I went to the IHS show at Doncaster today and saw some some really cool stuff, there was some amazing retics a few boas, loads of hognose, even scaless royal pythons and corn snakes, even a good selection of Australian snakes, some lovely children's pythons and carpets, didn't see any Scrubs this time










































Sent from my TA-1024 using Tapatalk


----------



## Mick666 (Jul 9, 2018)

Wow. absolutely spectacular.


----------



## Bl69aze (Jul 9, 2018)

Is a reptile really a reptile if it’s a scaleless morph :thinking:

/s


----------



## richyboa72 (Jul 9, 2018)

Thanks , yes some of them retics morphs was just stunning that’s for sure, 
I know them scaleless are really weird aren’t they, I really wouldn’t like to say
Them colours are pretty cool but they not my cup of tea I prefer ones with a scales like an actual snake[emoji4]


Sent from my iPod touch using Tapatalk


----------



## Pauls_Pythons (Jul 9, 2018)

Reptile shows in Donny, wow things have progressed well in the UK.
I used to have to travel to the NEC in Brum to an expo.

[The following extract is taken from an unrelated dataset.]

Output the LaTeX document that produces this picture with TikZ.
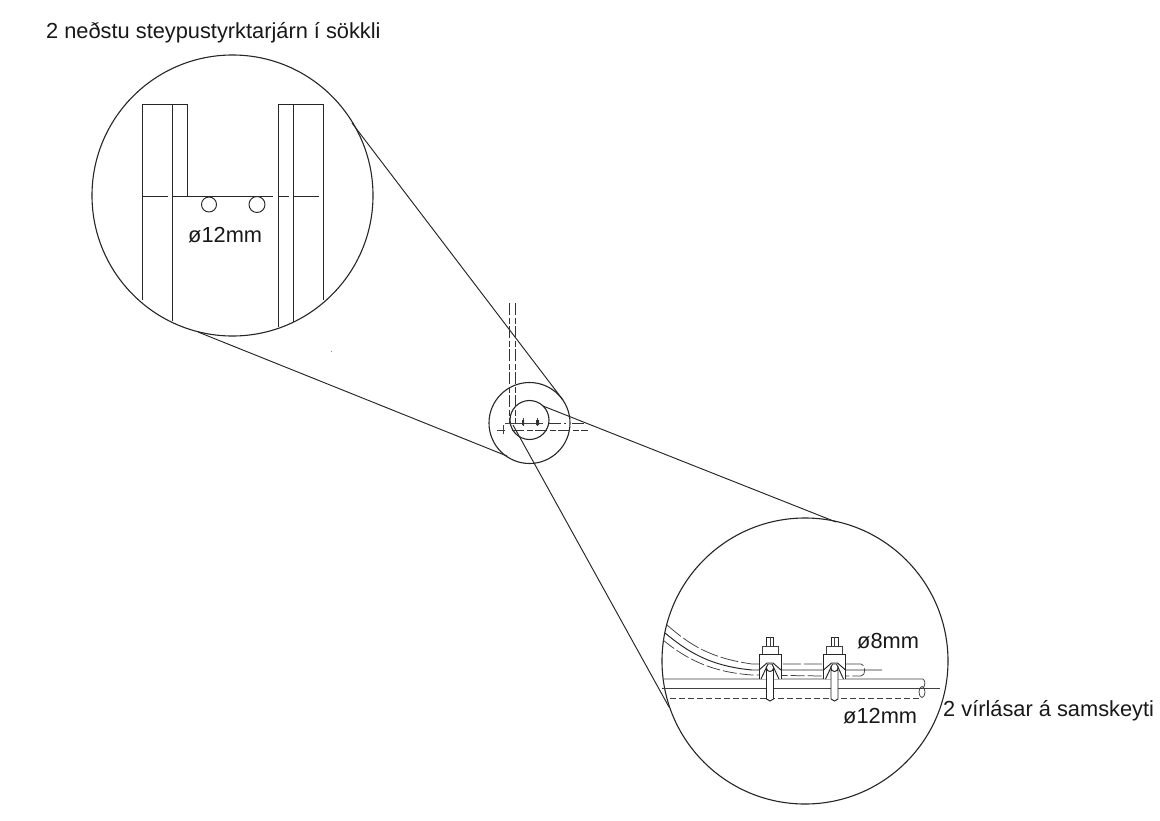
\documentclass[tikz,border=0pt]{standalone}
\usepackage{fontspec}
\setmainfont{Liberation Sans}
\newcommand{\lblfont}{\fontsize{21.8}{24}\selectfont}
\tikzset{
  ln/.style={draw=black!85,line width=0.95pt},
  thn/.style={draw=black!75,line width=0.75pt},
  dsh/.style={draw=black!80,line width=0.9pt,dash pattern=on 12pt off 3pt on 6pt off 2pt},
  lens/.style={circle,draw=black!85,line width=1.1pt,minimum size=0pt,inner sep=0pt},
  lbl/.style={inner sep=0pt,font=\lblfont,text=black!90,anchor=base west}
}
\begin{document}
\begin{tikzpicture}[x=1pt,y=-1pt]
\useasboundingbox (0,0) rectangle (1160,820);
\fill[white] (0,0) rectangle (1160,820);
% lens circles
\node[lens,minimum size=281pt] (big1) at (232.5,195.5) {};
\node[lens,minimum size=286pt] (big2) at (805,661) {};
\node[lens,minimum size=81pt] (mid) at (529.5,423) {};
\node[lens,minimum size=39pt] (small) at (529.5,420) {};
% tangents
\coordinate (t1a) at (352,123); \coordinate (t1b) at (563,400);
\coordinate (t2a) at (198,332); \coordinate (t2b) at (507,456);
\coordinate (t3a) at (543,406); \coordinate (t3b) at (836,522);
\coordinate (t4a) at (513,425); \coordinate (t4b) at (669,707);
\draw[ln] (t1a)--(t1b); \draw[ln] (t2a)--(t2b); \draw[ln] (t3a)--(t3b); \draw[ln] (t4a)--(t4b);
% centre hidden lines
\draw[dsh] (509,303)--(509,424);
\draw[dsh] (515,303)--(515,424);
\draw[dsh] (549,423)--(566,423) (572,423)--(585,423);
\draw[dsh] (512,430)--(588,430);
\draw[thn] (497,430)--(505,430);
\draw[thn] (503,425)--(503,434) (523,418)--(523,426) (537,418)--(537,426) (505,423)--(543,423);
\fill[black!80] (522,420) rectangle (524,425) (536,420) rectangle (539,425);
\fill[black!50] (331,351) rectangle (332,352);
% left detail
\draw[ln] (142,300)--(142,104)--(172,104);
\draw[ln] (172,321)--(172,104)--(187,104)--(187,196);
\draw[ln] (278,327)--(278,104)--(293,104)--(293,322);
\draw[ln] (293,104)--(323,104)--(323,300);
\draw[ln] (142,196)--(168,196) (172,196)--(273,196) (278,196)--(289,196) (293,196)--(319,196);
\draw[ln] (209,204.5) circle (7.5);
\draw[ln] (257,204.5) circle (8);
\node[lbl] (d1) at (188,242) {ø12mm};
% right detail: 12 mm bar
\draw[thn] (664,679)--(923,679) .. controls (926,681) and (925,686) .. (923,688);
\draw[thn] (662,688)--(940,688);
\draw[thn,dash pattern=on 6pt off 3pt] (670,698)--(920,698);
\draw[thn] (922,692) ellipse (3 and 5.5);
% 8 mm bar
\draw[thn,dash pattern=on 18pt off 3pt] (667,625) .. controls (690,645) and (710,658) .. (752,664) -- (861,664) .. controls (866,664) and (866,676) .. (861,676) -- (846,676);
\draw[ln] (665,633) .. controls (688,652) and (710,666) .. (752,670) -- (882,670);
\draw[thn,dash pattern=on 14pt off 3pt] (663,640) .. controls (685,658) and (710,672) .. (752,675) -- (823,676);
% clips
\foreach \n/\cx in {a/770,b/834.5}{
  \coordinate (c\n) at (\cx,654);
  \fill[white] (\cx-11,654) rectangle (\cx+11,679);
  \draw[ln] (\cx-11,679)--(\cx-11,654)--(\cx+11,654)--(\cx+11,679);
  \draw[ln] (\cx-9,679)--(\cx-2,664)--(\cx+2,664)--(\cx+9,679);
  \draw[ln] (\cx-11,670)--(\cx-3,663)--(\cx+3,663)--(\cx+11,670);
  \fill[white] (\cx-3.5,668) rectangle (\cx+3.5,699);
  \draw[ln] (\cx-3.5,699)--(\cx-3.5,668) arc (180:0:3.5) --(\cx+3.5,699) -- (\cx,701) -- cycle;
  \draw[thn] (\cx-8,654)--(\cx-8,646)--(\cx+8,646)--(\cx+8,654);
  \draw[ln] (\cx-3.5,646)--(\cx-3.5,637)--(\cx+3.5,637)--(\cx+3.5,646);
  \draw[thn] (\cx,637)--(\cx,646);
}
\node[lbl] (d2) at (857,648) {ø8mm};
\node[lbl] (d3) at (843,723) {ø12mm};
\node[lbl] (tr) at (943,716) {2 vírlásar á samskeyti};
\node[lbl] (tt) at (46,38) {2 neðstu steypustyrktarjárn í sökkli};
\end{tikzpicture}
\end{document}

Used to live 30 miles from Donny so that would have been really easy.

Thanks for sharing Richy


----------



## richyboa72 (Jul 9, 2018)

That's ok Paul 
it's upstairs and downstairs of the main excibition hall of the racecourse so a decent size on twice a year too

Sent from my TA-1024 using Tapatalk


----------



## Pauls_Pythons (Jul 9, 2018)

Thats a fair size then mate.
Might have to plan my next trip to the UK with a bit more forethought just so I can get a look.


----------



## richyboa72 (Jul 9, 2018)

Normally June and September time mate 


Sent from my iPod touch using Tapatalk


----------



## Ian14 (Jul 12, 2018)

Not really progressed


Pauls_Pythons said:


> Reptile shows in Donny, wow things have progressed well in the UK.
> I used to have to travel to the NEC in Brum to an expo.
> 
> Used to live 30 miles from Donny so that would have been really easy.
> ...



Not really progressed, more regressed. There used to be loads of these events but Donny is the last venue to still host one. Animal rights groups closed down Kempston, Portsmouth, and any other locally run event.


----------



## Pauls_Pythons (Jul 12, 2018)

Its a long time since I lived over there and from memory there was only a national expo at the NEC and that was sponsored by Birmingham Reptiles & Coventry Reptiles. The only place I remember selling snakes around Barnsley/Donny area was Steel City Reptiles across from, Brammell Lane.


----------